I rarely fall in love with books. Like them, yes, admire them, wish I could write with such humor/panache/verve, but fall in love, no, not really.
Every rule has its exceptions, and The Healing of America is mine.
I’ve written before about T. R. Reid’s very readable – even amusing! – survey of universal healthcare systems. The book and I had dated. We’d sipped the initial coffee, taken lunch, watched a movie together. I knew the book was intelligent, thoughtful and witty. It wasn’t dry or long-winded, two no-no’s in a date. I was up for more investigation. Perhaps we could spend time on a walk, lose our way in conversation. This was definitely a book worth spending time with, but I didn’t expect to feel more than that so soon.
“Before you can set up a health system for any country, you have to know that country’s basic ethical values. The first question is: Do people in your country have a right to health care? . . . Your ethics, your sense of justice, determine how you distribute goods and services, including health care. So the first question has to deal with a country’s ethical values.”
That’s American economist William Hsiao, who’s helped design healthcare systems for over a dozen nations.
An economist! Quoted in The Healing of America, talking not just about the bottom line, but saying that the first question, the first, lives in the realm of ethics. Wow. I was head over heels.

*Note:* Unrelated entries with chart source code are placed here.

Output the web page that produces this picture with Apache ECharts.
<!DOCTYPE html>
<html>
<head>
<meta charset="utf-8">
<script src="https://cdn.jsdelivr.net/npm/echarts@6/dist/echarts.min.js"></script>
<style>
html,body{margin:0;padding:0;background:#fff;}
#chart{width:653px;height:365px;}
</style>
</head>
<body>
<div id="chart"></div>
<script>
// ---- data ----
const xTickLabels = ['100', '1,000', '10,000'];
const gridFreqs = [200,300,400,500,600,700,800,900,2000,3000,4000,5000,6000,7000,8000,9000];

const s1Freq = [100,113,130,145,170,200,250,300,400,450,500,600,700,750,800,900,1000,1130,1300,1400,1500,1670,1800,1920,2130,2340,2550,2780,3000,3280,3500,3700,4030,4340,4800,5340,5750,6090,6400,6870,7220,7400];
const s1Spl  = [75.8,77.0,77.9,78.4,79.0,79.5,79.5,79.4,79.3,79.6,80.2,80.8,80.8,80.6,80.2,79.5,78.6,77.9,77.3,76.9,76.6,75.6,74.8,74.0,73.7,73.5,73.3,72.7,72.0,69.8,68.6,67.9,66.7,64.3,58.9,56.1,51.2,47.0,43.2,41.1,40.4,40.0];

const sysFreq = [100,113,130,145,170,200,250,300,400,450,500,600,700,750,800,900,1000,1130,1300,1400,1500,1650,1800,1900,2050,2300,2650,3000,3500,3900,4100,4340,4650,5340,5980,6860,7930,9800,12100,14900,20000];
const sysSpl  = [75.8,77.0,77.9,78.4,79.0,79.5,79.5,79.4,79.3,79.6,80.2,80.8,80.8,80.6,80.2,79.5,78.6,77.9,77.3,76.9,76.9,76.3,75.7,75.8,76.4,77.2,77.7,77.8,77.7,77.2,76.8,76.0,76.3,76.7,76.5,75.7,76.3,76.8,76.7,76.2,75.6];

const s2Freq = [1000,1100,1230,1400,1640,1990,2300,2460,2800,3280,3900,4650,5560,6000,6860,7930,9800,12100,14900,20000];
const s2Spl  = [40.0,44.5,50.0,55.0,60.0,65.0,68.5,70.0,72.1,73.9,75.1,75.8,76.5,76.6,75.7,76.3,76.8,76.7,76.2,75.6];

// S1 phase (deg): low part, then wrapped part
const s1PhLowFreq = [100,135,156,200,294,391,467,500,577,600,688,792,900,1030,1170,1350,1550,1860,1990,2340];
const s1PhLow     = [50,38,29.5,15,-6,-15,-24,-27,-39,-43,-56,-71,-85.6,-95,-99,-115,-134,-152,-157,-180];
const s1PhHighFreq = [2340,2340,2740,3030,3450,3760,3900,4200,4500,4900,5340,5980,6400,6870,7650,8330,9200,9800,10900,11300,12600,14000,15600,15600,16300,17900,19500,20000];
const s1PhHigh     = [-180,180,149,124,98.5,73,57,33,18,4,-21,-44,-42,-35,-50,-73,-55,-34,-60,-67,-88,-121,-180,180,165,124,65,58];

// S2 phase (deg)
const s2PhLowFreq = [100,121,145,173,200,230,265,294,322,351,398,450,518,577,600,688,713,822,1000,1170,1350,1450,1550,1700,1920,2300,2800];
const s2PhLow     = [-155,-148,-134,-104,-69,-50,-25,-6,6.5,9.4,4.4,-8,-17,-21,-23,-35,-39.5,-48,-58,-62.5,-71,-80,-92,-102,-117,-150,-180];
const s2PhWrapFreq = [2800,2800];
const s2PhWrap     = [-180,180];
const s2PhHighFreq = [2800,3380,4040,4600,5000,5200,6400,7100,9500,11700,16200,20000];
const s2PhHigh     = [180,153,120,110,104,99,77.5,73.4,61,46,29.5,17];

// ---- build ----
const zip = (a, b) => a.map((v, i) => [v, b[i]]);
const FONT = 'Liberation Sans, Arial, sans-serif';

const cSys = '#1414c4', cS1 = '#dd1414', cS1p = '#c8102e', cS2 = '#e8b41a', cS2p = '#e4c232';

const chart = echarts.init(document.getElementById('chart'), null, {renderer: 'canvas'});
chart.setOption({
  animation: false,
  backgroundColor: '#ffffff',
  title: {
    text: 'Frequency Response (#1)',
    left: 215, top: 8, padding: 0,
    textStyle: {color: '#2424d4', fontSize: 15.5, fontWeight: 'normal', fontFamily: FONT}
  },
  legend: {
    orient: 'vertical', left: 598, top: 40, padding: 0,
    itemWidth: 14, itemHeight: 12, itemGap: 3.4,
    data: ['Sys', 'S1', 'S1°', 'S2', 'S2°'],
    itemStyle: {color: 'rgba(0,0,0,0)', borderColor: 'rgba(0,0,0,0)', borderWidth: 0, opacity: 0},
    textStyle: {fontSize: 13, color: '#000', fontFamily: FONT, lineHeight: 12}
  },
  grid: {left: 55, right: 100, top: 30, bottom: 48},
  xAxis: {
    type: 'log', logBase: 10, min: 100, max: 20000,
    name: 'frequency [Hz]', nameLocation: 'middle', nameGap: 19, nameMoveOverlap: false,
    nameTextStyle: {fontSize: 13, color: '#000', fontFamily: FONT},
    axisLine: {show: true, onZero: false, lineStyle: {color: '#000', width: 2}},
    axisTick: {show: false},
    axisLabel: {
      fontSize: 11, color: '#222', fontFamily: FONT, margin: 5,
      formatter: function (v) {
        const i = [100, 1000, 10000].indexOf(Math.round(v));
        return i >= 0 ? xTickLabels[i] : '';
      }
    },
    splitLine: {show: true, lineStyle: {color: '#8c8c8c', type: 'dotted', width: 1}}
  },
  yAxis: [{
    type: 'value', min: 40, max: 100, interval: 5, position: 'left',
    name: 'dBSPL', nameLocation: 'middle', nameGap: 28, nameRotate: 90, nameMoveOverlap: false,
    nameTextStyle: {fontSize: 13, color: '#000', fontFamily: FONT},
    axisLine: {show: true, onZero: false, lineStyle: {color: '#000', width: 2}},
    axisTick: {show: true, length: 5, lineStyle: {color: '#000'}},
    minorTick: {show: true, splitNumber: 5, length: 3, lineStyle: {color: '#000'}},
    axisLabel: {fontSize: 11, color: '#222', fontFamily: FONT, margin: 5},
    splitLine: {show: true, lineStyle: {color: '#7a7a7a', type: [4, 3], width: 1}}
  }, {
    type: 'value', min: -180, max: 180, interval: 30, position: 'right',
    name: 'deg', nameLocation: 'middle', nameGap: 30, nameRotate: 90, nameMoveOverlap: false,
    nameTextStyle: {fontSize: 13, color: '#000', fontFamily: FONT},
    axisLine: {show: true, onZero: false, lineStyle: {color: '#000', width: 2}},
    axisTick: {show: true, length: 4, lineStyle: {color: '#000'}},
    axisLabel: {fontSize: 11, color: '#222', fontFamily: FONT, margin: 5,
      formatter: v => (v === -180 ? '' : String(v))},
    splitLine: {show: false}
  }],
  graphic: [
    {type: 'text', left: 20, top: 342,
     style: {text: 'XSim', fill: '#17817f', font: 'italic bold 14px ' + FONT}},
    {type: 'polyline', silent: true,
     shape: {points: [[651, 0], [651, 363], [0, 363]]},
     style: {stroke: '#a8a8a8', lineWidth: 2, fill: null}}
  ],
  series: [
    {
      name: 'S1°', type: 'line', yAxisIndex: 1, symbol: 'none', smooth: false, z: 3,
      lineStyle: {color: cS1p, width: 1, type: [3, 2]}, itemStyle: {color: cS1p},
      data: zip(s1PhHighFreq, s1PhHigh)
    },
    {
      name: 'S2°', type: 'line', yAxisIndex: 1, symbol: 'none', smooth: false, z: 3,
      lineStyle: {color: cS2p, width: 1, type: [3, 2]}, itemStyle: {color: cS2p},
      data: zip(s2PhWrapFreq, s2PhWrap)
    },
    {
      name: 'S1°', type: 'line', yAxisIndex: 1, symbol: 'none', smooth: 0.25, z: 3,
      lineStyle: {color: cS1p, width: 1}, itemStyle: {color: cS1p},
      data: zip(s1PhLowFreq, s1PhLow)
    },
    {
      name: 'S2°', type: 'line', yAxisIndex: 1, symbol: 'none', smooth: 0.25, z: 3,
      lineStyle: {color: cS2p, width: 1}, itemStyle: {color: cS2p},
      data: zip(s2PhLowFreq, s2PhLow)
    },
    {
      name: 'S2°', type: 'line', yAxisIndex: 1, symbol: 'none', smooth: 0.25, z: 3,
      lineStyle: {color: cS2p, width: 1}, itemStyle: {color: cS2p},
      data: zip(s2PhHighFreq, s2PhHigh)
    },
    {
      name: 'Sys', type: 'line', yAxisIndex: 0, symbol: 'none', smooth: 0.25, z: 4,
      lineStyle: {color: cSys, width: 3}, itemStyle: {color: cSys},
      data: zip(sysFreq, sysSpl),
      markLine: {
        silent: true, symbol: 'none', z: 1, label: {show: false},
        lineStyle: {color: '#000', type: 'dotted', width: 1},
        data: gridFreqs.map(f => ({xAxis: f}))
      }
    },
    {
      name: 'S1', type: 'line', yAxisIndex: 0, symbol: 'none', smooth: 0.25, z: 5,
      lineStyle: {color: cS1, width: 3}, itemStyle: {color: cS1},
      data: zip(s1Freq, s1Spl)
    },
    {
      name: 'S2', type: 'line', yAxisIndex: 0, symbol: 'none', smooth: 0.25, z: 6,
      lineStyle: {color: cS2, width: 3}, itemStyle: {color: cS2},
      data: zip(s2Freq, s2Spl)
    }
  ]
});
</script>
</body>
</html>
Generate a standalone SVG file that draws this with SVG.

We’ve all read the negative comparisons of US healthcare results. Maybe we’ve even skimmed over the rankings: healthy life expectancy, US 24th in the world; the World Health Organization survey, US 37th; Harvard School of Public Health (measuring patient satisfaction in 17 developed countries), US 14th; the Commonwealth Fund (testing 19 developed countries), US 15th.
Terrible numbers, which come at huge, unwieldy, inefficient cost.
But to the first question, the very first? What is our answer? So far, it’s “no”.
As T. R. Reid points out, we Americans don’t even have a healthcare system. What we have is a market, a market in which some people (for example, those who are veterans, over age 65, or members of Congress) are treated according to workable systems adopted from elsewhere in the world, and others struggle with too-expensive premiums and insurance companies that have the right to deny coverage or kick the member out just when that person needs healthcare the most – after a car crash or upon discovery of a tumor. We have a market where health insurance is regarded as a tool to make money for investors, a situation that other nations regard with astonishment and horror.
How can America, they ask, a nation with so much promise and potential, treat its citizens with such contempt?
To those who cry “rationing!”, please. Get a grip. We’re already rationing, just not very logically. We ration healthcare by the one of the worse possible measurements: by the person’s wealth.
Luckily, in changing, we don’t have to reinvent the wheel. All we have to do is borrow the innovations of other developed countries. France’s carte vitale (“card of life”) enormously reduces administrative costs. Germany’s not-for-profit health insurance design takes a scalpel to costly monthly premiums. Canada’s ethic of solidarity among citizens (such as that witnessed in the US during World War II) makes care affordable.
Just as we needed to revamp our policies with regard to the sale and ownership of human beings in the 19th century, we need to reform the way that healthcare reaches both the child of wealthy parents and the child of middle-class or poor ones.
Our ethics, our sense of justice, demand it.